In the world of engineering and product development, one of the first lessons that we learn is that “you are not your customer.” When we build software, we have a dramatically different worldview than the end-users of our solution.
As a recruiter or hiring manager, you’re in a very similar position. Your open reqs are the products that you’re looking to sell. Your customers consist of your candidate pipeline.
So how do you design a job listing in a way that appeals to Gen Z, consisting of the first generation of digital natives who are entering the workforce for the first time? How do you connect with them? How do you build up a recruiting experience that makes them excited about your company?
To help you answer these questions, we’ve compiled 3 stats to help you better understand the mindsets of your potential future teammates.
9 out of 10 believe that companies have a responsibility to address environmental and social issues.
According to McKinsey, Gen Z cares about environmental issues and social responsibility Given this awareness about Gen Z, one of the most important steps that you can take, as a tech recruiter, is to connect your company’s story to a larger global narrative. How does what they are building contribute to sustainability and social causes? How will new hires make an impact with the code they are shipping?
For inspiration, take a look at Asana’s Company Page on Stack Overflow. The company articulates a clear mission to “help humanity thrive by enabling the world’s teams to work together effortlessly.” In addition to making this value proposition clear, the company shares stories about specific engineers’ contributions to open source. Narratives like these help applicants understand that their work has the ability to make a real impact.
32% believe that they should receive a promotion within six months.
Gen Z comes to the workforce with ambitious career goals and hungry to get ahead.
For this reason one of the most valuable steps that your company can take is to articulate, clearly, how your culture supports employee development. Asana’s Company Page, for instance, provides detail into the career opportunities that employees are likely to have. This perspective explains exactly how a career path for a new hire has the potential to evolve.
Candidates of all generational cohorts come away with an understanding that their learning and development efforts will be well supported. To effectively recruit them, you’ll want to show them that there’s a pathway to get ahead.
67% of Gen Z will only consider working for a company that has a clear thesis around diversity and inclusion.

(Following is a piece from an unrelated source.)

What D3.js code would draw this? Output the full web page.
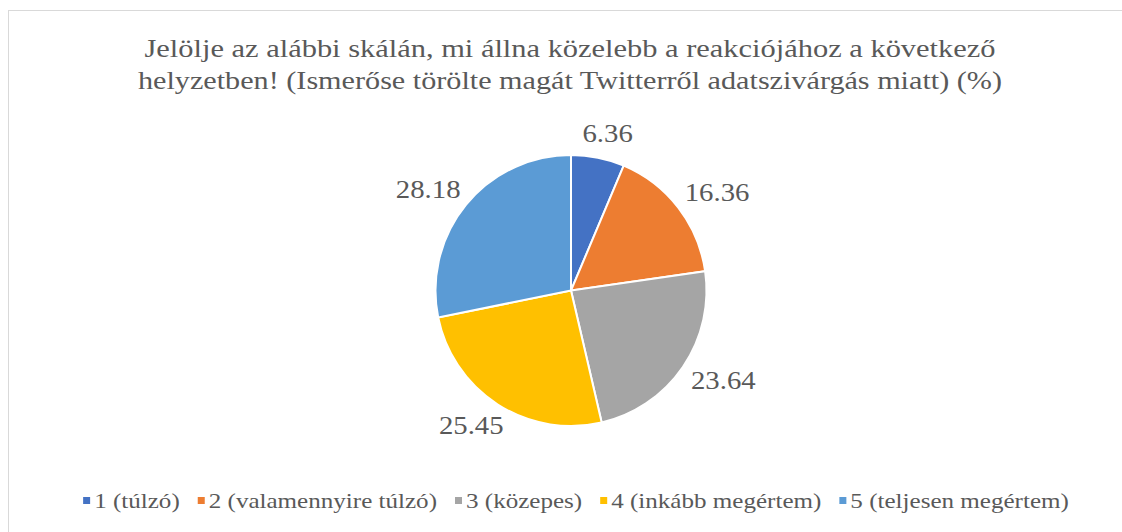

According to research from The Pew Center, Gen Z is the most racially and ethnically diverse generation in the United States, due to the immigration patterns that impacted the Western world right before they were born. Research from Handshake has further pointed out that Gen Z only wants to work for companies that prioritize diversity and inclusion.
For this reason, it’s crucial for companies to have a clear statement around diversity and inclusion — and that’s a good thing. Research has consistently shown that companies that prioritize diversity consistently outperform those that don’t.
There are several steps that your company can take to articulate a clear diversity and inclusion strategy. For inspiration, take a look at Handshake’s Company Page on Stack Overflow.
Handshake, a social network that matches students and recent grads with work opportunities, has published the following:
- Information about a project that tackled an important diversity and inclusion goal — making the platform more accessible for all students
- Photos of the office culture behind the scenes, showcasing employees who come from a variety of backgrounds
- Links to its development team’s profiles on Stack Overflow, so potential candidates can learn more about them
Hiring Gen Z is one of the most important strategic moves that your company can make. As the first generation of digital natives, this cohort brings a wealth of technical skills to your organization. They’re capable of adapting to any cultural climate, especially working remotely and bringing new ideas to the table.
For these reasons, recruiters and hiring managers should expect Gen Z talent to be in high demand — to effectively reach and recruit them, you’ll need to win them over. Demonstrating a commitment to the environment, social responsibility, diversity, and career growth will empower your recruiting efforts.